Despite the popular belief that vitamin C can cure the common cold, the scientific evidence doesn't support the notion. Taking vitamin C supplements regularly (not just at the beginning of a cold) produces only a small reduction in the duration of a cold (about 1 day). The only other piece of evidence supporting vitamin C for preventing colds comes from studies examining people exercising in extreme environments (athletes such as skiers and marathon runners, and soldiers in the Arctic). In these studies, vitamin C did seem to reduce the risk of getting a cold.
Results of many population based studies (evaluating groups of people over time) suggest that eating foods rich in vitamin C may be associated with lower rates of cancer, including skin cancer, cervical dysplasia (changes to the cervix which may be cancerous or precancerous, picked up by pap smear), and, possibly, breast cancer. But these foods also contain many beneficial nutrients and antioxidants, not only vitamin C, so it's impossible to say for certain that vitamin C is protecting against cancer. Taking vitamin C supplements, on the other hand, has not been shown to have any helpful effect.

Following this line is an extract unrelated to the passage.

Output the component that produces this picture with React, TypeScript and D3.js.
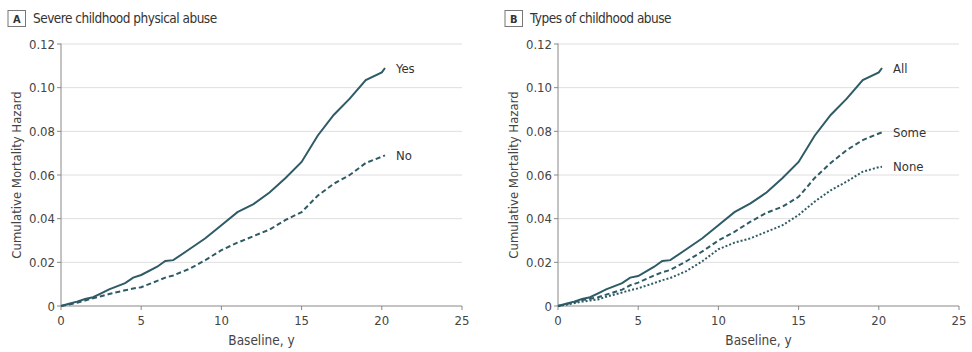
import * as d3 from "d3";

// time since baseline, years
const years = [0, 0.5, 1, 1.5, 2, 2.5, 3, 4, 4.5, 5, 6, 6.5, 7, 8, 9, 10, 11, 12, 13, 14, 15, 16, 17, 18, 19, 20, 20.2];

// Panel A: severe childhood physical abuse
const yesHazard = [0, 0.001, 0.002, 0.0032, 0.004, 0.0058, 0.0076, 0.0105, 0.013, 0.0142, 0.018, 0.0206, 0.021, 0.026, 0.031, 0.037, 0.043, 0.0467, 0.052, 0.0586, 0.066, 0.078, 0.0875, 0.095, 0.1035, 0.107, 0.109];
const noHazard = [0, 0.0007, 0.0015, 0.0025, 0.0035, 0.0045, 0.0055, 0.0072, 0.008, 0.0086, 0.0115, 0.013, 0.014, 0.017, 0.021, 0.0256, 0.029, 0.032, 0.035, 0.0394, 0.043, 0.0505, 0.056, 0.060, 0.0655, 0.0684, 0.069];

// Panel B: types of childhood abuse
const allHazard = [0, 0.001, 0.002, 0.0032, 0.004, 0.0058, 0.0076, 0.0105, 0.013, 0.0137, 0.018, 0.0206, 0.021, 0.026, 0.031, 0.037, 0.043, 0.047, 0.052, 0.0586, 0.066, 0.078, 0.0875, 0.095, 0.1035, 0.107, 0.109];
const someHazard = [0, 0.0008, 0.0017, 0.0027, 0.0033, 0.004, 0.0052, 0.0075, 0.0095, 0.0107, 0.014, 0.0155, 0.0165, 0.0205, 0.025, 0.030, 0.034, 0.0386, 0.0427, 0.0455, 0.050, 0.0586, 0.0655, 0.0714, 0.076, 0.079, 0.0795];
const noneHazard = [0, 0.0006, 0.0013, 0.002, 0.0025, 0.003, 0.0042, 0.0062, 0.0072, 0.0081, 0.0105, 0.0118, 0.0128, 0.016, 0.0205, 0.026, 0.029, 0.031, 0.034, 0.037, 0.0417, 0.0478, 0.053, 0.057, 0.0615, 0.0636, 0.0638];

const yTicks = [0, 0.02, 0.04, 0.06, 0.08, 0.1, 0.12];
const xTicks = [0, 5, 10, 15, 20, 25];

const font = "'Liberation Sans Narrow', 'DejaVu Sans Condensed', 'Roboto', sans-serif";
const teal = "#2f5b66";

type Series = { label: string; values: number[]; dash: string };

const Panel = ({ left, letter, title, series }: { left: number; letter: string; title: string; series: Series[] }) => {
  const x0 = left + 53;
  const x = d3.scaleLinear().domain([0, 25]).range([x0, x0 + 401]);
  const y = d3.scaleLinear().domain([0, 0.12]).range([306, 44]);
  const line = d3
    .line<number>()
    .x((d, i) => x(years[i]))
    .y((d) => y(d))
    .curve(d3.curveLinear);

  const fmt = (v: number) => (v === 0 ? "0" : v.toFixed(2));

  return (
    <g fontFamily={font}>
      <rect x={left} y={10.5} width={17.5} height={16} fill="none" stroke="#777" strokeWidth={1} />
      <text x={left + 8.75} y={23} textAnchor="middle" fontSize={11} fontWeight="bold" fill="#333">
        {letter}
      </text>
      <text x={left + 25} y={23} fontSize={13.5} letterSpacing={-0.5} fill="#333">
        {title}
      </text>

      {yTicks.map((t) => (
        <g key={t}>
          {t > 0 && <line x1={x(0)} x2={x(25)} y1={y(t)} y2={y(t)} stroke="#dedede" strokeWidth={1} />}
          <line x1={x(0) - 4} x2={x(0)} y1={y(t)} y2={y(t)} stroke="#888" />
          <text x={x(0) - 6} y={y(t) + 4.5} textAnchor="end" fontSize={13} fill="#444">
            {fmt(t)}
          </text>
        </g>
      ))}
      {xTicks.map((t) => (
        <g key={t}>
          <line x1={x(t)} x2={x(t)} y1={y(0)} y2={y(0) + 4} stroke="#888" />
          <text x={x(t)} y={y(0) + 19} textAnchor="middle" fontSize={13} fill="#444">
            {t}
          </text>
        </g>
      ))}
      <line x1={x(0)} x2={x(0)} y1={y(0.12) - 0.5} y2={y(0)} stroke="#888" />
      <line x1={x(0)} x2={x(25)} y1={y(0)} y2={y(0)} stroke="#888" />

      <text
        transform={`translate(${left + 13},${(y(0) + y(0.12)) / 2}) rotate(-90)`}
        textAnchor="middle"
        fontSize={13}
        fill="#444"
      >
        Cumulative Mortality Hazard
      </text>
      <text x={(x(0) + x(25)) / 2} y={345} textAnchor="middle" fontSize={13.5} fill="#444">
        Baseline, y
      </text>

      {series.map((s) => (
        <g key={s.label}>
          <path d={line(s.values) ?? ""} fill="none" stroke={teal} strokeWidth={2} strokeDasharray={s.dash} />
          <text
            x={x(years[years.length - 1]) + 11}
            y={y(s.values[s.values.length - 1]) + 4.5}
            fontSize={13}
            fill="#333"
          >
            {s.label}
          </text>
        </g>
      ))}
    </g>
  );
};

export default function App() {
  return (
    <svg width={972} height={352} style={{ position: "absolute", left: 0, top: 0, background: "#fff" }}>
      <Panel
        left={8}
        letter="A"
        title="Severe childhood physical abuse"
        series={[
          { label: "Yes", values: yesHazard, dash: "" },
          { label: "No", values: noHazard, dash: "5 3" },
        ]}
      />
      <Panel
        left={505}
        letter="B"
        title="Types of childhood abuse"
        series={[
          { label: "All", values: allHazard, dash: "" },
          { label: "Some", values: someHazard, dash: "5 3" },
          { label: "None", values: noneHazard, dash: "2 2" },
        ]}
      />
    </svg>
  );
}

In addition, there is no evidence that taking large doses of vitamin C once diagnosed with cancer will help your treatment. Moreover, some doctors are concerned that large doses of antioxidants from supplements could interfere with chemotherapy medications. More research is needed. If you are undergoing chemotherapy, talk to your doctor before taking vitamin C or any supplement.
Vitamin C is essential for the body to make collagen, which is a part of normal cartilage. Cartilage is destroyed in osteoarthritis (OA), putting pressure on bones and joints. In addition, some researchers think free radicals -- molecules produced by the body that can damage cells and DNA -- may also be involved in the destruction of cartilage. Antioxidants such as vitamin C appear to limit the damage caused by free radicals. However, that said, no evidence suggests that taking vitamin C supplements will help treat or prevent OA. What the evidence does show is that people who eat diets rich in vitamin C are less likely to be diagnosed with arthritis.
Taking nonsteroidal anti-inflammatory drugs can lower your levels of vitamin C. If you take these drugs regularly for OA, you might want to take a vitamin C supplement.
Age-related Macular Degeneration
Vitamin C (500 mg) appears to work with other antioxidants, including zinc (80 mg), beta-carotene (15 mg), and vitamin E (400 IU) to protect the eyes against developing macular degeneration (AMD), the leading cause of legal blindness in people over 55 in the United States. The people who seem to benefit are those with advanced AMD. It isn't known whether this combination of nutrients helps prevent AMD or is beneficial for people with less advanced AMD.
Some excellent sources of vitamin C are oranges, green peppers, watermelon, papaya, grapefruit, cantaloupe, strawberries, kiwi, mango, broccoli, tomatoes, Brussels sprouts, cauliflower, cabbage, and citrus juices or juices fortified with vitamin C. Raw and cooked leafy greens (turnip greens, spinach), red and green peppers, canned and fresh tomatoes, potatoes, winter squash, raspberries, blueberries, cranberries, and pineapple are also rich sources of vitamin C. Vitamin C is sensitive to light, air, and heat, so you'll get the most vitamin C if you eat fruits and vegetables raw or lightly cooked.